[start]
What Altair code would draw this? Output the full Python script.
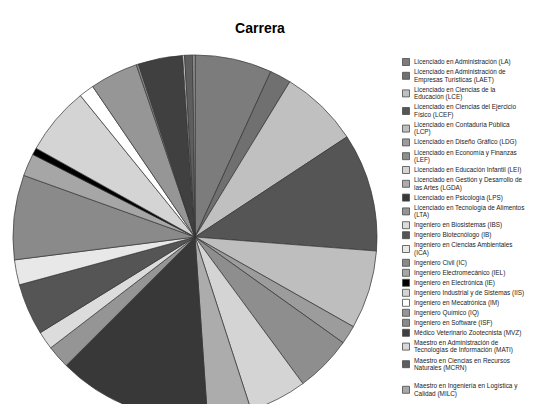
import altair as alt
import pandas as pd

title_text = ["Carrera"]

labels = [
    "Licenciado en Administración (LA)",
    "Licenciado en Administración de|Empresas Turísticas (LAET)",
    "Licenciado en Ciencias de la|Educación (LCE)",
    "Licenciado en Ciencias del Ejercicio|Físico (LCEF)",
    "Licenciado en Contaduría Pública|(LCP)",
    "Licenciado en Diseño Gráfico (LDG)",
    "Licenciado en Economía y Finanzas|(LEF)",
    "Licenciado en Educación Infantil (LEI)",
    "Licenciado en Gestión y Desarrollo de|las Artes (LGDA)",
    "Licenciado en Psicología (LPS)",
    "Licenciado en Tecnología de Alimentos|(LTA)",
    "Ingeniero en Biosistemas (IBS)",
    "Ingeniero Biotecnólogo (IB)",
    "Ingeniero en Ciencias Ambientales|(ICA)",
    "Ingeniero Civil (IC)",
    "Ingeniero Electromecánico (IEL)",
    "Ingeniero en Electrónica (IE)",
    "Ingeniero Industrial y de Sistemas (IIS)",
    "Ingeniero en Mecatrónica (IM)",
    "Ingeniero Químico (IQ)",
    "Ingeniero en Software (ISF)",
    "Médico Veterinario Zootecnista (MVZ)",
    "Maestro en Administración de|Tecnologías de Información (MATI)",
    "Maestro en Ciencias en Recursos|Naturales (MCRN)",
    "Maestro en Ingeniería en Logística y|Calidad (MILC)",
]

values = [24.6, 6.8, 25.2, 37.8, 25.1, 6.0, 18.1, 18.4, 14.0, 49.0, 7.4, 5.8,
          16.5, 8.0, 27.0, 7.2, 2.2, 21.8, 4.8, 15.4, 0.7, 14.2, 0.6, 2.6, 0.7]

colors = ["#7c7c7c", "#707070", "#c0c0c0", "#555555", "#bebebe", "#9c9c9c",
          "#8e8e8e", "#d4d4d4", "#acacac", "#383838", "#959595", "#dcdcdc",
          "#555555", "#e8e8e8", "#8a8a8a", "#a6a6a6", "#000000", "#d4d4d4",
          "#ffffff", "#969696", "#8a8a8a", "#404040", "#d8d8d8", "#5e5e5e",
          "#a8a8a8"]

df = pd.DataFrame({"label": labels, "value": values, "idx": list(range(len(labels)))})

# ---- legend layout (view pixel positions, computed from line counts) ----
H1, H2, LINE = 10.0, 17.6, 7.4
extra_gap = {24: 8.0}
centers = []
c = 54.0
for i, lab in enumerate(labels):
    h = H1 if "|" not in lab else H2
    if i > 0:
        hp = H1 if "|" not in labels[i - 1] else H2
        c += (hp + h) / 2 + extra_gap.get(i, 0.0)
    centers.append(c)

leg_rows = pd.DataFrame({"label": labels, "yc": centers})
line_text, line_y = [], []
for lab, yc in zip(labels, centers):
    parts = lab.split("|")
    n = len(parts)
    for k, p in enumerate(parts):
        line_text.append(p)
        line_y.append(yc + (k - (n - 1) / 2) * LINE)
leg_lines = pd.DataFrame({"t": line_text, "y": line_y})

color_scale = alt.Scale(domain=labels, range=colors)

pie = alt.Chart(df).mark_arc(radius=182, stroke="#333333", strokeWidth=0.7).encode(
    theta=alt.Theta("value:Q", stack=True),
    order=alt.Order("idx:Q", sort="ascending"),
    color=alt.Color("label:N", sort=labels, scale=color_scale, legend=None),
    x=alt.value(187),
    y=alt.value(229),
)

leg_sym = alt.Chart(leg_rows).mark_square(
    size=49, stroke="#4a4a4a", strokeWidth=0.8, opacity=1
).encode(
    x=alt.value(398),
    y=alt.Y("yc:Q", scale=None, axis=None),
    color=alt.Color("label:N", sort=labels, scale=color_scale, legend=None),
)

leg_txt = alt.Chart(leg_lines).mark_text(
    font="Liberation Sans", fontSize=6.4, color="#222222",
    align="left", baseline="middle",
).encode(
    x=alt.value(406),
    y=alt.Y("y:Q", scale=None, axis=None),
    text="t:N",
)

title = alt.Chart(pd.DataFrame({"t": title_text})).mark_text(
    font="Liberation Sans", fontSize=14, fontWeight="bold", color="#000000",
    align="center", baseline="alphabetic",
).encode(text="t:N", x=alt.value(252), y=alt.value(25))

chart = alt.layer(pie, leg_sym, leg_txt, title).properties(
    width=518, height=396,
    autosize=alt.AutoSizeParams(type="none"),
    padding=0,
).configure_view(stroke=None)

chart.save("out.html", embed_options={"renderer": "svg", "actions": False})
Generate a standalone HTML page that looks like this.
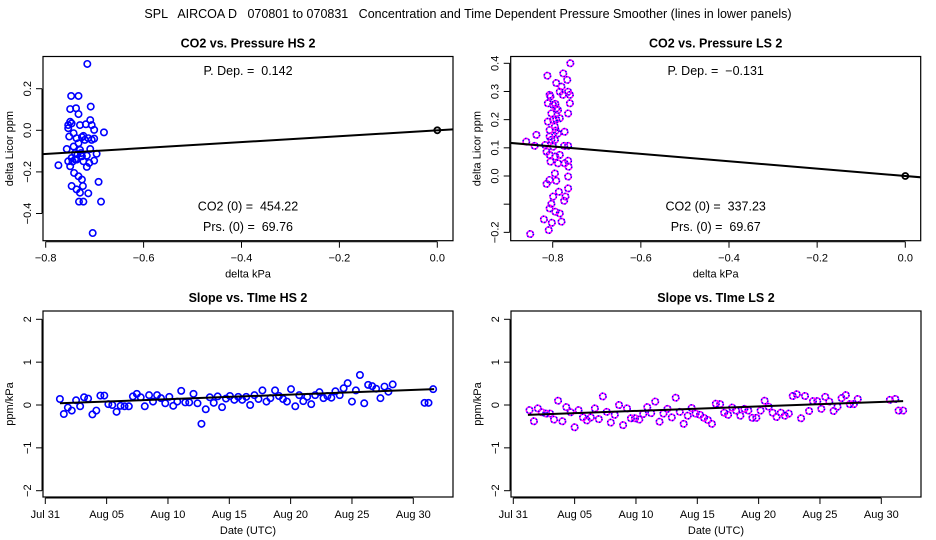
[end]
● **REQUIREMENT**:
Leave the pictures out and write out every entry exactly as given.

● **FULL RESPONSE**:
What Altair code would draw this? Output the full Python script.
import altair as alt
import pandas as pd

title_text = ["Carrera"]

labels = [
    "Licenciado en Administración (LA)",
    "Licenciado en Administración de|Empresas Turísticas (LAET)",
    "Licenciado en Ciencias de la|Educación (LCE)",
    "Licenciado en Ciencias del Ejercicio|Físico (LCEF)",
    "Licenciado en Contaduría Pública|(LCP)",
    "Licenciado en Diseño Gráfico (LDG)",
    "Licenciado en Economía y Finanzas|(LEF)",
    "Licenciado en Educación Infantil (LEI)",
    "Licenciado en Gestión y Desarrollo de|las Artes (LGDA)",
    "Licenciado en Psicología (LPS)",
    "Licenciado en Tecnología de Alimentos|(LTA)",
    "Ingeniero en Biosistemas (IBS)",
    "Ingeniero Biotecnólogo (IB)",
    "Ingeniero en Ciencias Ambientales|(ICA)",
    "Ingeniero Civil (IC)",
    "Ingeniero Electromecánico (IEL)",
    "Ingeniero en Electrónica (IE)",
    "Ingeniero Industrial y de Sistemas (IIS)",
    "Ingeniero en Mecatrónica (IM)",
    "Ingeniero Químico (IQ)",
    "Ingeniero en Software (ISF)",
    "Médico Veterinario Zootecnista (MVZ)",
    "Maestro en Administración de|Tecnologías de Información (MATI)",
    "Maestro en Ciencias en Recursos|Naturales (MCRN)",
    "Maestro en Ingeniería en Logística y|Calidad (MILC)",
]

values = [24.6, 6.8, 25.2, 37.8, 25.1, 6.0, 18.1, 18.4, 14.0, 49.0, 7.4, 5.8,
          16.5, 8.0, 27.0, 7.2, 2.2, 21.8, 4.8, 15.4, 0.7, 14.2, 0.6, 2.6, 0.7]

colors = ["#7c7c7c", "#707070", "#c0c0c0", "#555555", "#bebebe", "#9c9c9c",
          "#8e8e8e", "#d4d4d4", "#acacac", "#383838", "#959595", "#dcdcdc",
          "#555555", "#e8e8e8", "#8a8a8a", "#a6a6a6", "#000000", "#d4d4d4",
          "#ffffff", "#969696", "#8a8a8a", "#404040", "#d8d8d8", "#5e5e5e",
          "#a8a8a8"]

df = pd.DataFrame({"label": labels, "value": values, "idx": list(range(len(labels)))})

# ---- legend layout (view pixel positions, computed from line counts) ----
H1, H2, LINE = 10.0, 17.6, 7.4
extra_gap = {24: 8.0}
centers = []
c = 54.0
for i, lab in enumerate(labels):
    h = H1 if "|" not in lab else H2
    if i > 0:
        hp = H1 if "|" not in labels[i - 1] else H2
        c += (hp + h) / 2 + extra_gap.get(i, 0.0)
    centers.append(c)

leg_rows = pd.DataFrame({"label": labels, "yc": centers})
line_text, line_y = [], []
for lab, yc in zip(labels, centers):
    parts = lab.split("|")
    n = len(parts)
    for k, p in enumerate(parts):
        line_text.append(p)
        line_y.append(yc + (k - (n - 1) / 2) * LINE)
leg_lines = pd.DataFrame({"t": line_text, "y": line_y})

color_scale = alt.Scale(domain=labels, range=colors)

pie = alt.Chart(df).mark_arc(radius=182, stroke="#333333", strokeWidth=0.7).encode(
    theta=alt.Theta("value:Q", stack=True),
    order=alt.Order("idx:Q", sort="ascending"),
    color=alt.Color("label:N", sort=labels, scale=color_scale, legend=None),
    x=alt.value(187),
    y=alt.value(229),
)

leg_sym = alt.Chart(leg_rows).mark_square(
    size=49, stroke="#4a4a4a", strokeWidth=0.8, opacity=1
).encode(
    x=alt.value(398),
    y=alt.Y("yc:Q", scale=None, axis=None),
    color=alt.Color("label:N", sort=labels, scale=color_scale, legend=None),
)

leg_txt = alt.Chart(leg_lines).mark_text(
    font="Liberation Sans", fontSize=6.4, color="#222222",
    align="left", baseline="middle",
).encode(
    x=alt.value(406),
    y=alt.Y("y:Q", scale=None, axis=None),
    text="t:N",
)

title = alt.Chart(pd.DataFrame({"t": title_text})).mark_text(
    font="Liberation Sans", fontSize=14, fontWeight="bold", color="#000000",
    align="center", baseline="alphabetic",
).encode(text="t:N", x=alt.value(252), y=alt.value(25))

chart = alt.layer(pie, leg_sym, leg_txt, title).properties(
    width=518, height=396,
    autosize=alt.AutoSizeParams(type="none"),
    padding=0,
).configure_view(stroke=None)

chart.save("out.html", embed_options={"renderer": "svg", "actions": False})
Generate a standalone HTML page that looks like this.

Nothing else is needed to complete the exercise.